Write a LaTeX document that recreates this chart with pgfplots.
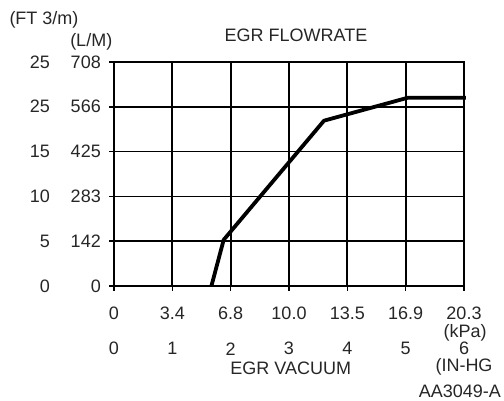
\documentclass[border=0pt]{standalone}
\usepackage{fontspec}
\setmainfont{Liberation Sans}
\usepackage{pgfplots}
\pgfplotsset{compat=1.18}
\begin{document}
\begin{tikzpicture}[every node/.style={font=\fontsize{18}{20}\selectfont, text=black!85, inner sep=0.5pt}]
\begin{axis}[
    name=ax,
    width=350pt, height=224pt,
    scale only axis,
    xmin=0, xmax=6, ymin=0, ymax=5,
    xtick={0,1,2,3,4,5,6},
    ytick={0,1,2,3,4,5},
    xticklabels={0,3.4,6.8,10.0,13.5,16.9,20.3},
    yticklabels={
      \makebox[50pt][r]{0}\makebox[51pt][r]{0},
      \makebox[50pt][r]{5}\makebox[51pt][r]{142},
      \makebox[50pt][r]{10}\makebox[51pt][r]{283},
      \makebox[50pt][r]{15}\makebox[51pt][r]{425},
      \makebox[50pt][r]{25}\makebox[51pt][r]{566},
      \makebox[50pt][r]{25}\makebox[51pt][r]{708}},
    xticklabel style={anchor=center, yshift=-22pt},
    yticklabel style={anchor=east, inner sep=0pt, xshift=-8pt},
    tick align=outside,
    major tick length=5pt,
    tick style={black, line width=1.6pt},
    xtick pos=bottom, ytick pos=left,
    grid=major,
    major grid style={black, line width=1.7pt},
    axis line style={black, line width=1.7pt},
    clip=false
]
\addplot[black, line width=3.8pt, line join=round] coordinates {
  (1.67,0) (1.88,1.03) (3.6,3.69) (5.03,4.2) (6.03,4.2)
};
\node at (axis cs:3.12,5.60) {EGR FLOWRATE};
\node at (axis cs:-1.2,5.94) {(FT 3/m)};
\node at (axis cs:-0.39,5.46) {(L/M)};
\node at (axis cs:6.02,-1.05) {(kPa)};
\node at (axis cs:0,-1.40) {0};
\node at (axis cs:1,-1.40) {1};
\node at (axis cs:2,-1.40) {2};
\node at (axis cs:3,-1.40) {3};
\node at (axis cs:4,-1.40) {4};
\node at (axis cs:5,-1.40) {5};
\node at (axis cs:6,-1.40) {6};
\node at (axis cs:3.03,-1.83) {EGR VACUUM};
\node at (axis cs:6.0,-1.80) {(IN-HG};
\node at (axis cs:5.93,-2.34) {AA3049-A};
\end{axis}
\pgfresetboundingbox
\path ([xshift=-114pt,yshift=-114pt]ax.south west) rectangle ([xshift=40pt,yshift=62pt]ax.north east);
\end{tikzpicture}
\end{document}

******************************

> Directions for this task: Omit the pictures, then quote the rest of the material above exactly.

> Exercise result:
Write a LaTeX document that recreates this chart with pgfplots.
\documentclass[border=0pt]{standalone}
\usepackage{fontspec}
\setmainfont{Liberation Sans}
\usepackage{pgfplots}
\pgfplotsset{compat=1.18}
\begin{document}
\begin{tikzpicture}[every node/.style={font=\fontsize{18}{20}\selectfont, text=black!85, inner sep=0.5pt}]
\begin{axis}[
    name=ax,
    width=350pt, height=224pt,
    scale only axis,
    xmin=0, xmax=6, ymin=0, ymax=5,
    xtick={0,1,2,3,4,5,6},
    ytick={0,1,2,3,4,5},
    xticklabels={0,3.4,6.8,10.0,13.5,16.9,20.3},
    yticklabels={
      \makebox[50pt][r]{0}\makebox[51pt][r]{0},
      \makebox[50pt][r]{5}\makebox[51pt][r]{142},
      \makebox[50pt][r]{10}\makebox[51pt][r]{283},
      \makebox[50pt][r]{15}\makebox[51pt][r]{425},
      \makebox[50pt][r]{25}\makebox[51pt][r]{566},
      \makebox[50pt][r]{25}\makebox[51pt][r]{708}},
    xticklabel style={anchor=center, yshift=-22pt},
    yticklabel style={anchor=east, inner sep=0pt, xshift=-8pt},
    tick align=outside,
    major tick length=5pt,
    tick style={black, line width=1.6pt},
    xtick pos=bottom, ytick pos=left,
    grid=major,
    major grid style={black, line width=1.7pt},
    axis line style={black, line width=1.7pt},
    clip=false
]
\addplot[black, line width=3.8pt, line join=round] coordinates {
  (1.67,0) (1.88,1.03) (3.6,3.69) (5.03,4.2) (6.03,4.2)
};
\node at (axis cs:3.12,5.60) {EGR FLOWRATE};
\node at (axis cs:-1.2,5.94) {(FT 3/m)};
\node at (axis cs:-0.39,5.46) {(L/M)};
\node at (axis cs:6.02,-1.05) {(kPa)};
\node at (axis cs:0,-1.40) {0};
\node at (axis cs:1,-1.40) {1};
\node at (axis cs:2,-1.40) {2};
\node at (axis cs:3,-1.40) {3};
\node at (axis cs:4,-1.40) {4};
\node at (axis cs:5,-1.40) {5};
\node at (axis cs:6,-1.40) {6};
\node at (axis cs:3.03,-1.83) {EGR VACUUM};
\node at (axis cs:6.0,-1.80) {(IN-HG};
\node at (axis cs:5.93,-2.34) {AA3049-A};
\end{axis}
\pgfresetboundingbox
\path ([xshift=-114pt,yshift=-114pt]ax.south west) rectangle ([xshift=40pt,yshift=62pt]ax.north east);
\end{tikzpicture}
\end{document}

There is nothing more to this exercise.